Some things written by Jeff Kelley, a man in Richmond, Va. He likes aircraft carriers but doesn't really know the intricacies of them (weight, length, etc.)

Emergency

The call yesterday came from a number I did not recognize, but I picked it up anyway since I had nothing better to do at the time but drive. It was my 91-year-old grandfather on the other end, apparently using the cell phone that, outside of the occasional storm surge that knocks out power and phone service as it had just done, stays bricked in a desk drawer somewhere inside the tri-level house he finished paying for in 1972.

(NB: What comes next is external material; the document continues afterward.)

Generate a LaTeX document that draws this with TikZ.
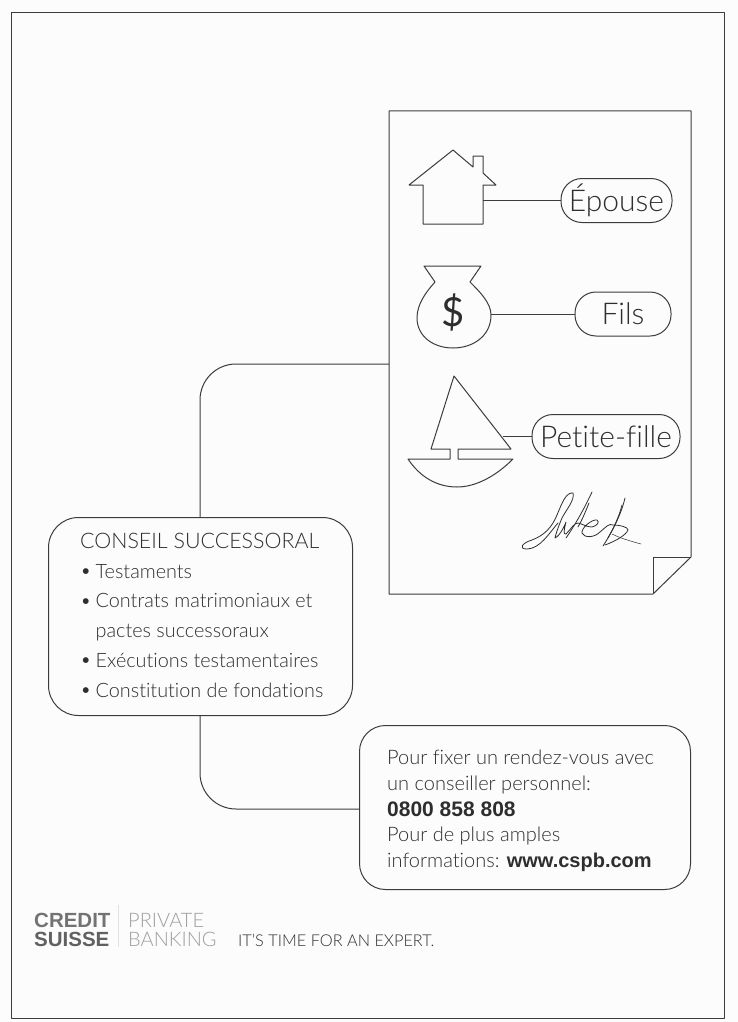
\documentclass[tikz,border=0pt]{standalone}
\usepackage{fontspec}
\setmainfont{Lato Light}[Ligatures=NoCommon,BoldFont=Liberation Sans Bold]
\newfontfamily\logofont{Liberation Sans}
\newfontfamily\dollarfont{Lato}
\definecolor{ink}{HTML}{2E2E2E}
\definecolor{linecol}{HTML}{3C3C3C}
\definecolor{paper}{HTML}{FCFCFC}
\newcommand{\bul}[1]{\makebox[15.5pt][l]{\raisebox{.5pt}{\textbullet}}#1}
\tikzset{
  x=1pt,y=-1pt,
  outline/.style={draw=linecol,line width=1pt,line join=round},
  pill/.style={outline,rounded corners=21pt,minimum height=44pt,inner sep=0pt,font=\fontsize{30}{32}\selectfont,text=ink,anchor=center},
  infobox/.style={outline,inner sep=0pt,text=ink,align=left,anchor=north west},
  link/.style={outline,rounded corners=36pt},
  sig/.style={draw=ink,line width=.8pt,line cap=round,line join=round},
}
\begin{document}
\begin{tikzpicture}
\useasboundingbox (0,0) rectangle (738,1022);
\fill[paper] (0,0) rectangle (738,1022);
\draw[outline] (11,13) rectangle (724,1018);
% page
\draw[outline] (389,111) -- (691,111) -- (691,557) -- (653,594) -- (389,594) -- cycle;
\draw[outline] (691,557) -- (653,557) -- (653,594);
\coordinate (pageport) at (389,364);
% pills
\node[pill,minimum width=111pt] (epouse) at (616.5,200.5) {Épouse};
\node[pill,minimum width=96pt] (fils) at (623,314) {Fils};
\node[pill,minimum width=148pt] (petite) at (606,436.5) {Petite-fille};
% house
\draw[outline] (423,185) -- (409,185) -- (453,150) -- (473,167) -- (473,156) -- (483,156) -- (483,173) -- (496,185) -- (483,185) -- (483,224) -- (423,224) -- cycle;
\coordinate (houseport) at (483,200.5);
% bag
\draw[outline] (424,266) -- (481,266) -- (470,282)
  .. controls (480,292) and (491,303) .. (491,315)
  .. controls (491,336) and (473,348) .. (453,348)
  .. controls (433,348) and (417,336) .. (417,318)
  .. controls (417,304) and (426,292) .. (435,282) -- cycle;
\node[text=ink,inner sep=0pt,font=\dollarfont\fontsize{40}{42}\selectfont] (dollar) at (453,312) {\$};
\coordinate (bagport) at (491,314);
% boat
\draw[outline] (454,376) -- (511,449) -- (458,449) -- (458,459) -- (513,459)
  .. controls (495,477) and (475,487) .. (457,487)
  .. controls (437,487) and (420,477) .. (408,459)
  -- (450,459) -- (450,449) -- (431,449) -- cycle;
\coordinate (boatport) at (503,436.5);
% signature
\draw[sig] (573,493) .. controls (566,492) and (562,503) .. (557,515) .. controls (552,527) and (545,535) .. (532,540)
  .. controls (522,543) and (518,549) .. (527,549) .. controls (540,549) and (550,532) .. (558,523);
\draw[sig] (573,493) .. controls (575,500) and (566,510) .. (562,518) .. controls (559,525) and (556,533) .. (555,538)
  .. controls (558,537) and (563,530) .. (566,522) .. controls (564,530) and (563,535) .. (566,534)
  .. controls (571,529) and (574,523) .. (578,523) .. controls (583,524) and (586,527) .. (592,527)
  .. controls (597,526) and (600,522) .. (597,520) .. controls (592,519) and (581,528) .. (582,533)
  .. controls (584,538) and (594,538) .. (600,532) .. controls (606,527) and (609,523) .. (613,525)
  .. controls (620,525) and (628,527) .. (628,530) .. controls (626,535) and (616,541) .. (605,545);
\draw[sig] (592,492) .. controls (586,505) and (577,522) .. (566,538);
\draw[sig] (589,503) .. controls (585,513) and (582,520) .. (578,527);
\draw[sig] (625,498) .. controls (621,515) and (612,532) .. (603,546);
\draw[sig] (622,505) .. controls (619,517) and (614,527) .. (608,538);
\draw[sig,line width=.5pt] (612,534) .. controls (620,538) and (630,541) .. (641,544);
% boxes
\node[infobox,minimum width=304pt,minimum height=198pt,rounded corners=30pt] (conseil) at (48,517) {};
\node[anchor=north west,inner sep=0pt,text=ink,align=left,font=\fontsize{19.8}{29.7}\selectfont] (conseiltxt) at (80,533) {{\fontsize{21.4}{29.7}\selectfont CONSEIL SUCCESSORAL}\\
\bul{Testaments}\\
\bul{Contrats matrimoniaux et}\\
\hspace*{15.5pt}pactes successoraux\\
\bul{Exécutions testamentaires}\\
\bul{Constitution de fondations}};
\node[infobox,minimum width=331pt,minimum height=164pt,rounded corners=26pt] (contact) at (359,725) {};
\node[anchor=north west,inner sep=0pt,text=ink,align=left,font=\fontsize{20}{25.7}\selectfont] (contacttxt) at (387,750) {Pour fixer un rendez-vous avec\\
un conseiller personnel:\\
{\fontsize{21}{25.7}\selectfont\textbf{0800 858 808}}\\
Pour de plus amples\\
informations: {\fontsize{20}{25.7}\selectfont\textbf{www.cspb.com}}};
% connectors
\draw[outline] (houseport) -- (epouse.west);
\draw[outline] (bagport) -- (fils.west);
\draw[outline] (boatport) -- (petite.west);
\draw[link] (conseil.north -| 200,517) -- (200,364) -- (pageport);
\draw[link] (200,715) -- (200,809) -- (contact.west |- 0,809);
% logo
\node[anchor=base west,inner sep=0pt,text=black!55,font=\logofont\bfseries\fontsize{20.5}{20}\selectfont] (credit) at (34,927) {CREDIT};
\node[anchor=base west,inner sep=0pt,text=black!62,font=\logofont\bfseries\fontsize{20.5}{20}\selectfont] (suisse) at (34,946) {SUISSE};
\draw[black!12,line width=.5pt] (118,905) -- (118,947);
\node[anchor=base west,inner sep=0pt,text=black!38,font=\fontsize{20}{20}\selectfont] (private) at (128,927) {PRIVATE};
\node[anchor=base west,inner sep=0pt,text=black!38,font=\fontsize{20}{20}\selectfont] (banking) at (128,946) {BANKING};
\node[anchor=base west,inner sep=0pt,text=ink,font=\fontsize{16.3}{18}\selectfont] (slogan) at (238,946) {IT'S TIME FOR AN EXPERT.};
\end{tikzpicture}
\end{document}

“Jeffrey? It’s your Grandad. Do you all have power?”

We did, I told him. What did they need, I asked, fearing a tree was in their living room. Food or medication, I wondered. I hoped no one had fallen in the dark of the unpowered house, or, worse, that they were unable to eat at their regular 4:30 p.m. dinner time. I was even prepared to offer a place to sleep.

“Well, our freezers have been shut off for two hours, and our ice cream and frozens are going to melt.” To a humble, elderly white man living off a hefty Exxon pension that could buy him new ice creams and frozen foods almost ninety-thousand times over, this plight still amounts to a crisis.

“I’ll be there in ten minutes,” I told him. And so I diverted my track to the Vietnamese restaurant where our dinner order was waiting for pickup, pulled up to my grandfather’s tri-level and filled up two paper bags with their two-for-one Turkey Hill ice cream tubs and various brightly colored frozen food boxes. The bags were oversized ones from Olive Garden’s take-out service, because my grandfather is a simple man who doesn’t care what the local newspaper reviewer writes about the hip new restaurant with a single-noun name like “Salt” or “Ground” that was recently opened by a chef who has a sister restaurant in New York called “Pepper” or “air” (lowercase for effect), or perhaps trained under some bozo in Europe. He’d rather toss me the keys to his Lincoln Town Car and ask to drive us all to the Olive Garden, because it’s consistent and has comfortable seating and there are unlimited-based menu options. He also enjoys Red Lobster and has a hard time understanding how some minorities can afford to eat there, though we tend to always let this subtle commentary pass as a generational feature. He’s a sweet man.

Among the items I kept in the safety of our Kenmore’s freezer space - ample, I’ve since learned - were several empty green Country Crock margarine canisters filled with my Grandad’s homemade pork tenderloin and brown gravy, the latter a mixture of bacon grease, pork fat, butter, salt, cholesterol, oil and whatever remnants have piled up over decades of being fried up in a black iron skillet. It’s amazing but not for the faint of heart, literally and figuratively. And this morning, with several pounds of this substance accessible in my own home, I made four pieces of pork loin with a side of eggs. Neither the eggs or the pork was as good as he makes them, but I was more than pleased with the outcome. It was way better than Corn Flakes.

I checked in with him tonight. Figured that the power was back on, and therefore his flip phone was blacked out in a desk somewhere, and called the same number he’s had since the early 1950s.

“You all okay? Power up?” I asked.

“All good here,” he said.

I told him I’d bring his food back tomorrow evening sometime. “And I bet you can’t guess what I ate for breakfast,” I added.

“I hope it wasn’t any of my food.” And then, because he already knew, he laughed.

  1. openareas said: I enjoyed reading this.